Today I thought I would look at the results which I felt were amongst the worst last month. Here are three that I found underwhelming:
Blackmores Limited (ASX: BKL)
I had high expectations for Blackmores this earnings season, but its results were a huge disappointment. The health supplements company delivered sales of $351.8 million and EBIT of $49.3 million for the first-half, compared to the market's expectation of sales of $377.4 million and EBIT of $57 million. But on top of this, management warned that there is a shortage of key ingredients like fish oil and whey protein, increasing competition in China, and weakness in the Australian and New Zealand market.
BWX Ltd (ASX: BWX)
The owner of the Sukin skincare brand reported a net profit of $5.4 million on revenues of $67.2 million for the six-month period ended December 31. While this was a decent half, its outlook was weaker than I expected. The company's decision to discontinue third party brand representation is expected to hit full-year revenues by $6.5 million, meaning FY 2018 EBITDA is forecast to be in the range of $42 million to $46 million. This is much lower than I expected and is likely to be why its shares have crashed since the results release. BWX's shares could now be getting cheap enough to look at buying again, though.

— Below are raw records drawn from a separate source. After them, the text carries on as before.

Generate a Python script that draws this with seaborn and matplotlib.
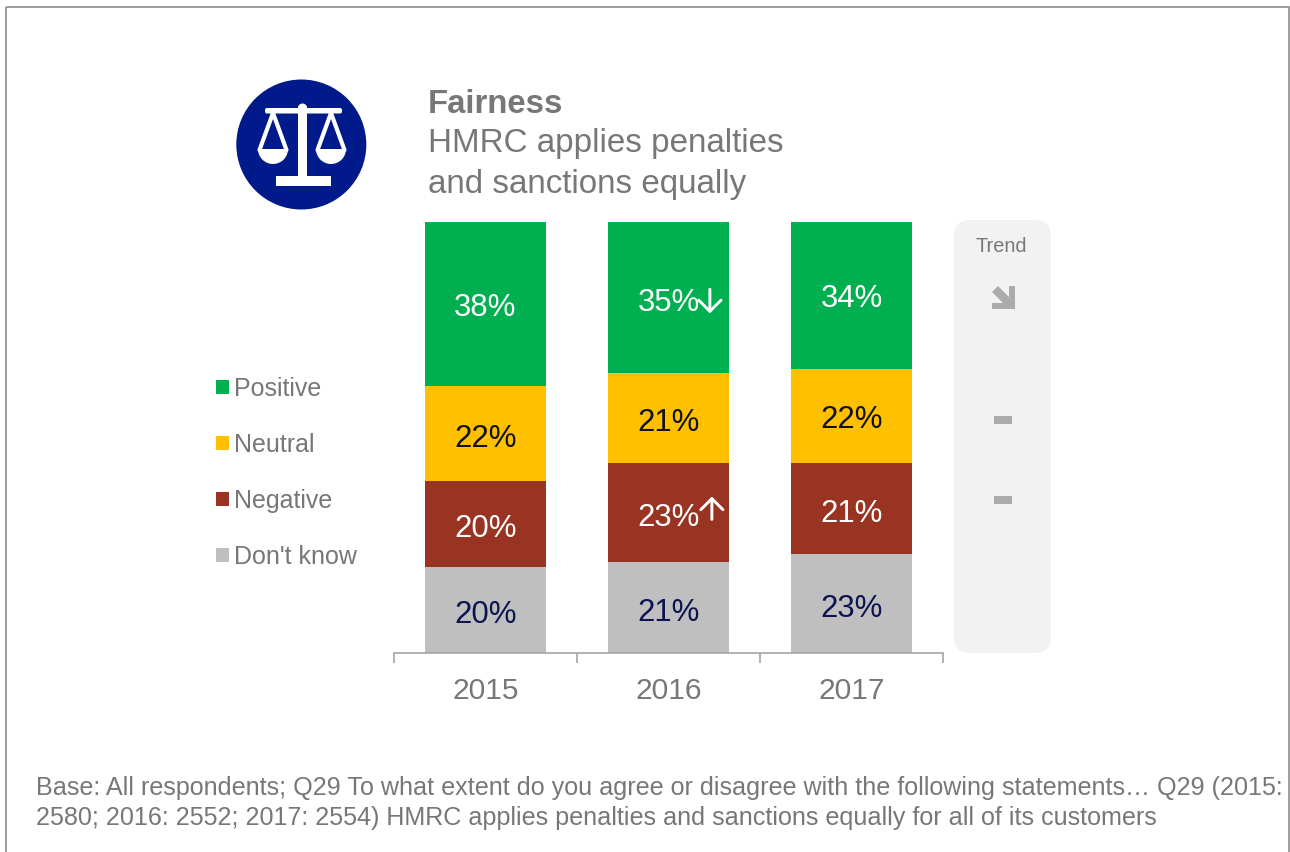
import matplotlib
matplotlib.use("Agg")
import matplotlib.pyplot as plt
from matplotlib.patches import Circle, Rectangle, FancyBboxPatch, Polygon, Wedge, Patch
from matplotlib.lines import Line2D
import seaborn as sns
import pandas as pd

sns.set_style("white")
plt.rcParams['font.family'] = ['Liberation Sans', 'DejaVu Sans']

years = ["2015", "2016", "2017"]
dont_know = [20, 21, 23]
negative = [20, 23, 21]
neutral = [22, 21, 22]
positive = [38, 35, 34]
series_names = ["Don't know", "Negative", "Neutral", "Positive"]
series_values = [dont_know, negative, neutral, positive]
series_colors = ["#BFBFBF", "#993322", "#FFC000", "#00B050"]
label_colors = ["#0B1450", "white", "#111111", "white"]
label_offsets = [[-1.2, -1.3, -1.3], [-1.2, -1.1, -1.3], [-1.3, -1.2, -1.0], [-1.0, -1.3, -0.8]]
# significance arrows: (series, year) -> (x offset, tail y offset, tip y offset) relative to the label
sig_arrows = {(1, 1): (0.237, -0.4, 4.9), (3, 1): (0.226, 3.2, -2.4)}
title = "Fairness"
subtitle = ["HMRC applies penalties", "and sanctions equally"]
footnote = ["Base: All respondents; Q29 To what extent do you agree or disagree with the following statements… Q29 (2015:",
            "2580; 2016: 2552; 2017: 2554) HMRC applies penalties and sanctions equally for all of its customers"]

W, H = 1290, 852
fig = plt.figure(figsize=(W / 100, H / 100), dpi=100, facecolor="white")

# overlay in pixel coordinates for decoration
bg = fig.add_axes([0, 0, 1, 1], zorder=0)
bg.set_xlim(0, W); bg.set_ylim(H, 0); bg.axis("off")
GREY = "#777777"
bg.add_patch(Rectangle((5.5, 6.5), 1283, 860, fill=False, ec="#8C8C8C", lw=1.2))
bg.add_patch(FancyBboxPatch((970, 236), 65, 401, boxstyle="round,pad=16,rounding_size=16",
                            fc="#F2F2F2", ec="none"))

# icon
navy = "#001A8C"
bg.add_patch(Circle((301.3, 144.5), 65, fc=navy, ec="none"))
bg.add_patch(Rectangle((298, 106), 9, 72, fc="white", ec="none"))
bg.add_patch(Circle((302.5, 108), 4.5, fc="white", ec="none"))
bg.add_patch(FancyBboxPatch((267, 110), 73, 1.5, boxstyle="round,pad=2,rounding_size=2", fc="white", ec="none"))
bg.add_patch(Rectangle((276, 176), 55, 10, fc="white", ec="none"))
for cx in (273, 331):
    bg.add_patch(Wedge((cx, 149), 15, 0, 180, fc="white", ec="none"))
    bg.add_line(Line2D([cx - 13.5, cx, cx + 13.5], [150, 113, 150], color="white", lw=3))

# titles
bg.text(428, 113, title, fontsize=23.7, fontweight="bold", color=GREY, va="baseline", ha="left")
bg.text(428, 152, subtitle[0], fontsize=23.9, color=GREY, va="baseline", ha="left")
bg.text(428, 193, subtitle[1], fontsize=23.9, color=GREY, va="baseline", ha="left")

# chart axes
ax = fig.add_axes([394 / W, 1 - 653 / H, (943 - 394) / W, (653 - 222) / H], zorder=2)
ax.patch.set_alpha(0)
bottoms = [0, 0, 0]
for i, (name, vals, col) in enumerate(zip(series_names, series_values, series_colors)):
    df = pd.DataFrame({"year": years, "value": vals})
    sns.barplot(data=df, x="year", y="value", color=col, saturation=1, width=0.665,
                bottom=bottoms, ax=ax, label=name, legend=False, linewidth=0, edgecolor="none")
    for j, v in enumerate(vals):
        y = bottoms[j] + v / 2 + label_offsets[i][j]
        ax.text(j, y, f"{v}%", ha="center", va="center", fontsize=22.4, color=label_colors[i])
        if (i, j) in sig_arrows:
            dx, tail, tip = sig_arrows[(i, j)]
            ax.annotate("", xy=(j + dx, y + tip), xytext=(j + dx, y + tail),
                        arrowprops=dict(arrowstyle="->,head_length=0.5,head_width=0.5", mutation_scale=16,
                                        color="white", lw=2.1, shrinkA=0, shrinkB=0))
    bottoms = [b + v for b, v in zip(bottoms, vals)]

ax.set_xlim(-0.5, 2.5)
ax.set_ylim(0, 100)
ax.set_xlabel(""); ax.set_ylabel("")
ax.set_yticks([])
for s in ("top", "left", "right"):
    ax.spines[s].set_visible(False)
ax.spines["bottom"].set_color("#A6A6A6")
ax.spines["bottom"].set_linewidth(1.2)
ax.set_xticks([0, 1, 2])
ax.set_xticklabels(years, fontsize=21.6, color=GREY)
ax.set_xticks([-0.5, 0.5, 1.5, 2.5], minor=True)
ax.tick_params(axis="x", which="major", length=0, pad=17)
ax.tick_params(axis="x", which="minor", bottom=True, length=7, width=1.2, color="#A6A6A6", direction="out")
ax.grid(False)

# legend
handles = [Patch(fc=c, ec="none", label=n) for n, c in zip(series_names[::-1], series_colors[::-1])]
fig.legend(handles=handles, loc="upper left", bbox_to_anchor=(206 / W, 1 - 367 / H), frameon=False,
           fontsize=18, labelcolor=GREY, handlelength=0.52, handleheight=0.52, handletextpad=0.2,
           labelspacing=1.28, borderpad=0.4, borderaxespad=0)

# trend column
bg.text(1001, 246, "Trend", fontsize=14.4, color=GREY, ha="center", va="center")
TC = "#ABABAB"
bg.add_patch(Polygon([(992, 292), (998, 286), (1009, 297), (1009, 286), (1015, 286), (1015, 309),
                      (992, 309), (992, 303), (1003, 303)], fc=TC, ec="none"))
bg.add_patch(Rectangle((994, 416), 18, 7.5, fc=TC, ec="none"))
bg.add_patch(Rectangle((994, 496), 18, 7.5, fc=TC, ec="none"))

# footnote
bg.text(36, 795, footnote[0], fontsize=18.1, color=GREY, va="baseline", ha="left")
bg.text(36, 825, footnote[1], fontsize=18.1, color=GREY, va="baseline", ha="left")

fig.savefig("out.png", dpi=100, facecolor="white")
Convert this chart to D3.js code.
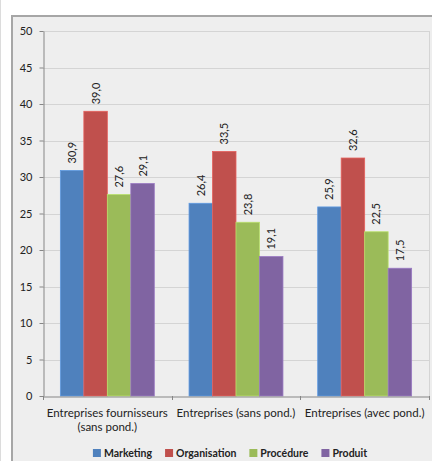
<!DOCTYPE html>
<html>
<head>
<meta charset="utf-8">
<script src="https://cdn.jsdelivr.net/npm/d3@7"></script>
<style>
  html, body { margin: 0; padding: 0; background: #ffffff; }
  svg { display: block; font-family: Lato, "Open Sans", sans-serif; }
</style>
</head>
<body>
<svg id="chart" width="432" height="461"></svg>
<script>
// Category labels (split into display lines)
const categories = ["Entreprises fournisseurs (sans pond.)", "Entreprises (sans pond.)", "Entreprises (avec pond.)"];
const categoryLines = [["Entreprises fournisseurs", "(sans pond.)"], ["Entreprises (sans pond.)"], ["Entreprises (avec pond.)"]];

// Series names, colours and values per category
const seriesNames = ["Marketing", "Organisation", "Procédure", "Produit"];
const seriesColors = ["#4F81BD", "#C0504D", "#9BBB59", "#8064A2"];
const marketing = [30.9, 26.4, 25.9];
const organisation = [39.0, 33.5, 32.6];
const procedure = [27.6, 23.8, 22.5];
const produit = [29.1, 19.1, 17.5];
const seriesValues = [marketing, organisation, procedure, produit];

const yTicks = [0, 5, 10, 15, 20, 25, 30, 35, 40, 45, 50];

const svg = d3.select("#chart");
const W = 432, H = 461;

// Page edge line and chart frame
svg.append("line").attr("x1", 0.5).attr("x2", 0.5).attr("y1", 0).attr("y2", H)
  .attr("stroke", "#dcdcdc").attr("stroke-width", 1);
svg.append("rect")
  .attr("x", 12).attr("y", 16).attr("width", W + 10).attr("height", H + 10)
  .attr("fill", "#eeeeee").attr("stroke", "#a6a6a6").attr("stroke-width", 2);

const plot = { left: 43, right: 429, top: 31, bottom: 396 };

const x0 = d3.scaleBand().domain(categories).range([plot.left, plot.right]).padding(0);
const x1 = d3.scaleBand().domain(seriesNames).range([0, x0.bandwidth()])
  .paddingInner(0).paddingOuter(0.74);
const y = d3.scaleLinear().domain([0, 50]).range([plot.bottom, plot.top]);
const color = d3.scaleOrdinal().domain(seriesNames).range(seriesColors);

// Gridlines
svg.append("g").selectAll("line").data(yTicks.filter(d => d > 0)).join("line")
  .attr("x1", plot.left).attr("x2", plot.right)
  .attr("y1", d => Math.round(y(d)) + 0.5).attr("y2", d => Math.round(y(d)) + 0.5)
  .attr("stroke", "#d4d4d4").attr("stroke-width", 1);
// Plot area right border
svg.append("line").attr("x1", plot.right + 0.5).attr("x2", plot.right + 0.5)
  .attr("y1", plot.top).attr("y2", plot.bottom)
  .attr("stroke", "#d4d4d4");

// Bars
const rows = categories.map((c, i) => ({ cat: c, vals: seriesNames.map((s, k) => ({ s, v: seriesValues[k][i] })) }));
const groups = svg.append("g").selectAll("g").data(rows).join("g")
  .attr("transform", d => `translate(${x0(d.cat)},0)`);
groups.selectAll("rect").data(d => d.vals).join("rect")
  .attr("x", d => x1(d.s))
  .attr("y", d => y(d.v))
  .attr("width", x1.bandwidth())
  .attr("height", d => y(0) - y(d.v))
  .attr("fill", d => color(d.s))
  .attr("stroke", d => d3.color(color(d.s)).brighter(0.5))
  .attr("stroke-width", 0.8);

// Value labels (rotated)
const fmt = v => v.toFixed(1).replace(".", ",");
groups.selectAll("text").data(d => d.vals).join("text")
  .attr("transform", d => `translate(${x1(d.s) + x1.bandwidth() / 2 + 4},${y(d.v) - 7}) rotate(-90)`)
  .attr("text-anchor", "start")
  .attr("font-size", 11)
  .attr("fill", "#222")
  .text(d => fmt(d.v));

// Y axis
const yAxis = svg.append("g")
  .attr("transform", `translate(${plot.left + 0.5},0)`)
  .call(d3.axisLeft(y).tickValues(yTicks).tickSize(4).tickPadding(7).tickSizeOuter(0));
yAxis.select(".domain").attr("stroke", "#868686");
yAxis.selectAll(".tick line").attr("stroke", "#868686");
yAxis.selectAll(".tick text").attr("font-size", 11).attr("fill", "#222").attr("font-family", "Lato, sans-serif");

// X axis
const xAxis = svg.append("g")
  .attr("transform", `translate(0,${plot.bottom + 0.5})`)
  .call(d3.axisBottom(x0).tickSize(0).tickFormat(""));
xAxis.select(".domain").attr("stroke", "#868686");
// Category boundary ticks
const boundaries = categories.map(c => x0(c)).concat([plot.right]);
svg.append("g").selectAll("line").data(boundaries).join("line")
  .attr("x1", d => Math.round(d) + 0.5).attr("x2", d => Math.round(d) + 0.5)
  .attr("y1", plot.bottom).attr("y2", plot.bottom + 4)
  .attr("stroke", "#868686");

// Category labels
categories.forEach((c, i) => {
  const t = svg.append("text")
    .attr("x", x0(c) + x0.bandwidth() / 2)
    .attr("y", 417)
    .attr("text-anchor", "middle")
    .attr("font-size", 11.5)
    .attr("fill", "#222");
  categoryLines[i].forEach((line, j) => {
    t.append("tspan").attr("x", x0(c) + x0.bandwidth() / 2).attr("dy", j === 0 ? 0 : 14).text(line);
  });
});

// Legend: items laid out from measured text widths, centred under the plot
const legendCenter = 230, swatch = 8, swatchGap = 3, itemGap = 13;
const legend = svg.append("g").attr("transform", "translate(0,449)");
const items = legend.selectAll("g").data(seriesNames).join("g");
items.append("rect").attr("width", swatch).attr("height", swatch).attr("fill", d => color(d));
items.append("text").attr("x", swatch + swatchGap).attr("y", 8)
  .attr("font-size", 10.5).attr("font-weight", "bold").attr("fill", "#222")
  .text(d => d);
const widths = [];
items.each(function () {
  widths.push(swatch + swatchGap + d3.select(this).select("text").node().getComputedTextLength());
});
const total = d3.sum(widths) + itemGap * (widths.length - 1);
let cx = legendCenter - total / 2;
items.attr("transform", (d, i) => {
  const t = `translate(${cx},0)`;
  cx += widths[i] + itemGap;
  return t;
});
</script>
</body>
</html>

Super Retail Group Ltd (ASX: SUL)
Last week this retail conglomerate delivered a half-year result which fell short of the market's expectations. For the first-half of FY 2018, Super Retail reported sales growth of 2.2% and normalised net profit after tax growth of just 0.7% on the prior corresponding period. Whilst this was disappointing, its decision to acquire Macpac for NZ$144 million appears to have puzzled the market. I suspect many investors, myself included, had expected the company to divest its struggling Leisure segment, not add to it.